Biden is a product of the cold war era. Putin took over the reins in Moscow in 2000 and brought back a semblance of stability to a country that was a shadow of its former self. Putin has been building on that and succeeded in getting Russia to punch much above its weight, whether in Syria or Iran. Ever since the 2014 annexation of Crimea by Russia, Putin has been a hate figure in the US. Russia has been charged with interfering in the US elections and backing China was for decades not seen as an adversary.
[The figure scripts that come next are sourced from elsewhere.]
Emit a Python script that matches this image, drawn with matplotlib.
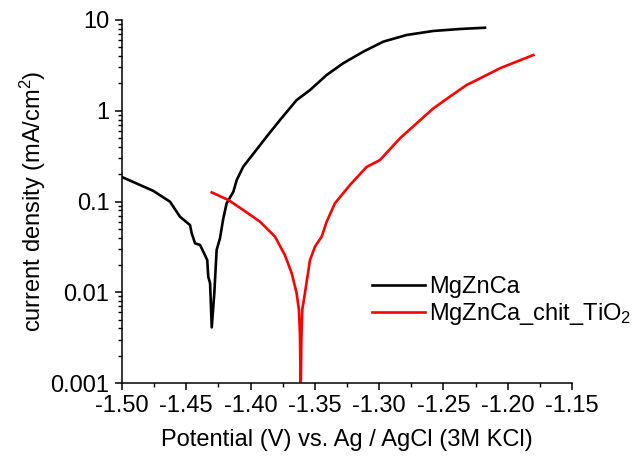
import matplotlib
matplotlib.use("Agg")
import matplotlib.pyplot as plt
from matplotlib.ticker import FixedLocator, LogLocator, NullFormatter, FixedFormatter

plt.rcParams['font.family'] = ['Liberation Sans', 'DejaVu Sans']
plt.rcParams['mathtext.fontset'] = 'custom'
plt.rcParams['mathtext.rm'] = 'Liberation Sans'
plt.rcParams['mathtext.it'] = 'Liberation Sans:italic'
plt.rcParams['mathtext.bf'] = 'Liberation Sans:bold'

# Polarisation curve of bare MgZnCa
v_bare = [-1.500, -1.486, -1.4757, -1.4627, -1.4549, -1.4471, -1.4458, -1.4432,
          -1.4393, -1.4355, -1.4337, -1.4329, -1.4315, -1.4302, -1.4282, -1.4264,
          -1.4238, -1.4212, -1.4186, -1.4134, -1.4108, -1.4057, -1.3966, -1.3875,
          -1.3771, -1.3642, -1.3538, -1.3408, -1.3279, -1.3123, -1.2968, -1.2786,
          -1.2579, -1.2372, -1.2177]
i_bare = [0.186, 0.152, 0.131, 0.0996, 0.068, 0.055, 0.0447, 0.0346,
          0.0332, 0.0257, 0.0226, 0.0148, 0.0126, 0.0041, 0.0098, 0.0292,
          0.0393, 0.0653, 0.0955, 0.128, 0.172, 0.242, 0.354, 0.518,
          0.791, 1.31, 1.69, 2.48, 3.34, 4.48, 5.77, 6.84,
          7.57, 7.96, 8.22]

# Polarisation curve of coated MgZnCa (chitosan / TiO2)
v_coat = [-1.4302, -1.4173, -1.4057, -1.3927, -1.381, -1.3733, -1.368, -1.3642,
          -1.3624, -1.3616, -1.3610, -1.3604, -1.3598, -1.3577, -1.3538, -1.3499,
          -1.3447, -1.3408, -1.3344, -1.3227, -1.3098, -1.2994, -1.2838, -1.2708,
          -1.2579, -1.245, -1.232, -1.219, -1.206, -1.193, -1.1801]
i_coat = [0.126, 0.104, 0.0806, 0.060, 0.041, 0.0257, 0.0162, 0.0098,
          0.0064, 0.0035, 0.0008, 0.0035, 0.0064, 0.0098, 0.0226, 0.0318,
          0.041, 0.060, 0.0955, 0.152, 0.24, 0.286, 0.497, 0.728,
          1.06, 1.43, 1.92, 2.37, 2.94, 3.48, 4.11]

x_ticks = [-1.50, -1.45, -1.40, -1.35, -1.30, -1.25, -1.20, -1.15]
x_tick_labels = ['-1.50', '-1.45', '-1.40', '-1.35', '-1.30', '-1.25', '-1.20', '-1.15']
y_ticks = [0.001, 0.01, 0.1, 1, 10]
y_tick_labels = ['0.001', '0.01', '0.1', '1', '10']

FS = 17

fig = plt.figure(figsize=(6.38, 4.57), dpi=100)
ax = fig.add_axes([122 / 638, 1 - 383 / 457, 450 / 638, 363 / 457])

ax.plot(v_bare, i_bare, color='black', lw=1.9, label='MgZnCa')
ax.plot(v_coat, i_coat, color='#ff0000', lw=1.9, label='MgZnCa_chit_TiO$_2$')

ax.set_yscale('log')
ax.set_xlim(-1.50, -1.15)
ax.set_ylim(0.001, 10)

ax.xaxis.set_major_locator(FixedLocator(x_ticks))
ax.xaxis.set_major_formatter(FixedFormatter(x_tick_labels))
ax.xaxis.set_minor_locator(FixedLocator([t + 0.025 for t in x_ticks[:-1]]))
ax.yaxis.set_major_locator(FixedLocator(y_ticks))
ax.yaxis.set_major_formatter(FixedFormatter(y_tick_labels))
ax.yaxis.set_minor_locator(LogLocator(base=10, subs=range(2, 10)))
ax.yaxis.set_minor_formatter(NullFormatter())

for side in ('top', 'right'):
    ax.spines[side].set_visible(False)
for side in ('left', 'bottom'):
    ax.spines[side].set_linewidth(1.1)

ax.tick_params(which='major', direction='out', length=5, width=1.1, labelsize=FS, pad=4)
ax.tick_params(which='minor', direction='out', length=3, width=1.0)

ax.set_xlabel('Potential (V) vs. Ag / AgCl (3M KCl)', fontsize=FS, labelpad=8)
ax.set_ylabel('current density (mA/cm$^2$)', fontsize=FS, labelpad=2)

ax.legend(loc='upper left', bbox_to_anchor=(372 / 638, 1 - 276 / 457),
          bbox_transform=fig.transFigure, frameon=False, fontsize=FS,
          handlelength=2.25, handletextpad=0.15, labelspacing=0.12,
          borderpad=0, borderaxespad=0)

fig.savefig('out.png', dpi=100)
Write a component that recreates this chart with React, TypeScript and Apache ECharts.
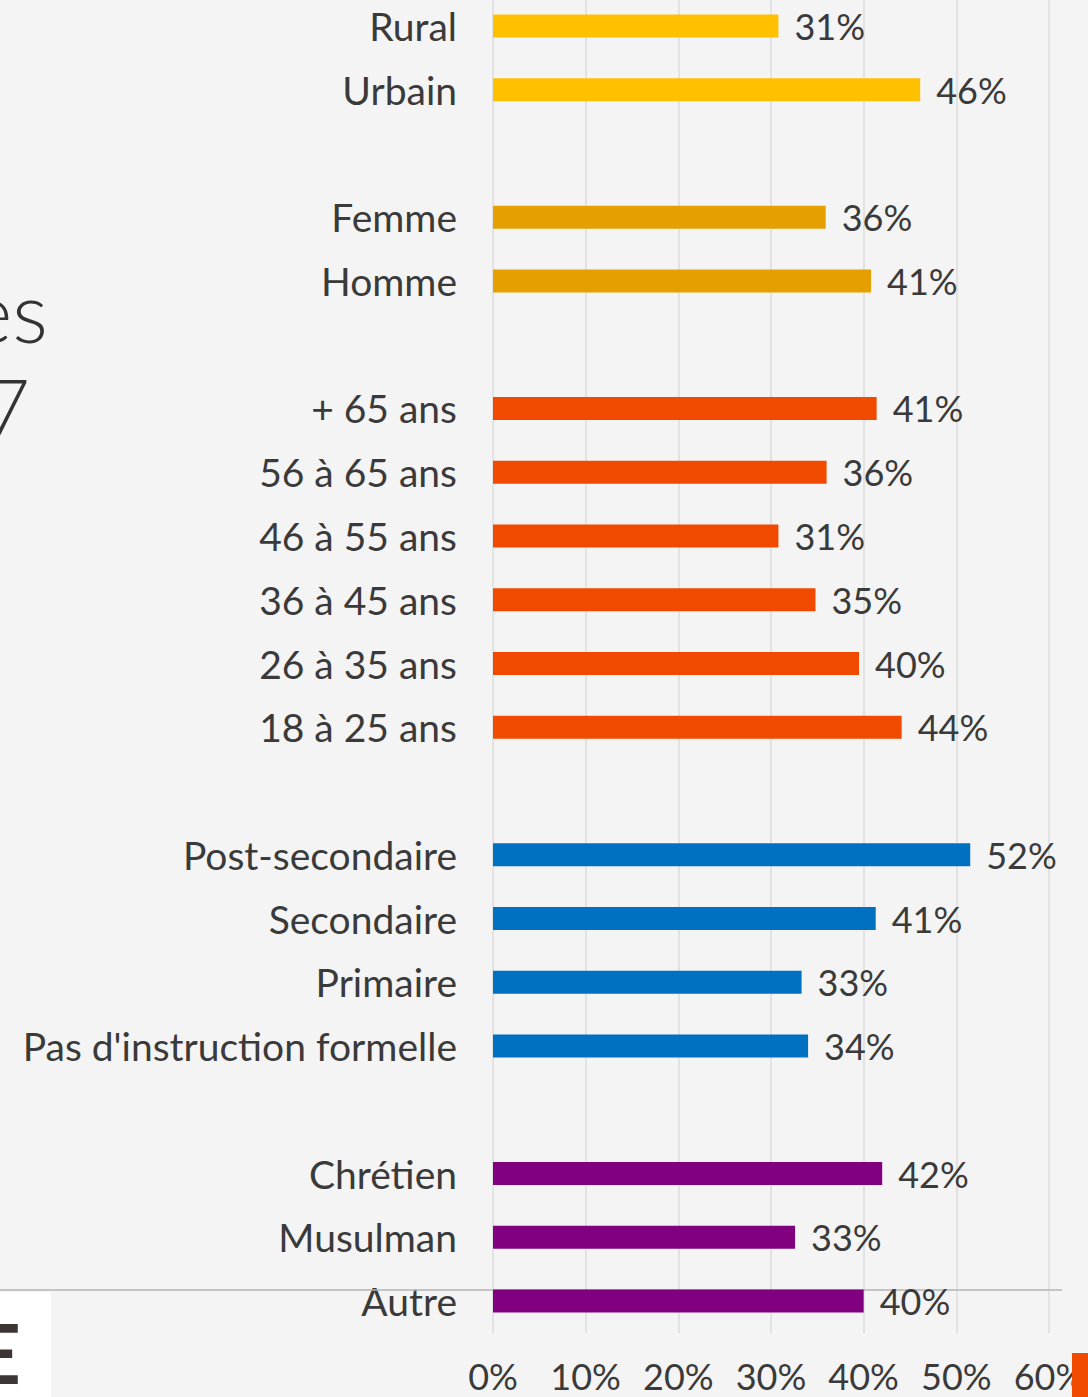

The US has never shown the kind of hostility to China, though it is well known that the major threat to US dominance of the world in the coming years is Beijing which has both the political, diplomatic, and economic clout to challenge America’s dominant position in the world. Yes, bells will start to jangle if China tries to unite Taiwan by force, but for now beyond selling arms to Taiwan and symbolic gestures like visits by US Congressmen and officials to Taipei not much can be done. China has been accused of committing crimes against humanity against the Uyghur Muslims of Xinjiang and detention of nearly one million in "reeducation camps,’’ yet there have been no severe sanctions on China for this. 

Nor has the Biden administration made any public comments on China’s incursions across the LAC in Ladakh, though Washington says New Delhi did not want the US to weigh in on the issue.  India wants the Ukraine issue to be resolved through talks and quickly so that the US can shift focus back to Asia. A long drawn-out war of attrition in Ukraine will keep the US and western powers engaged in Europe and give China the leeway it needs to grow more powerful.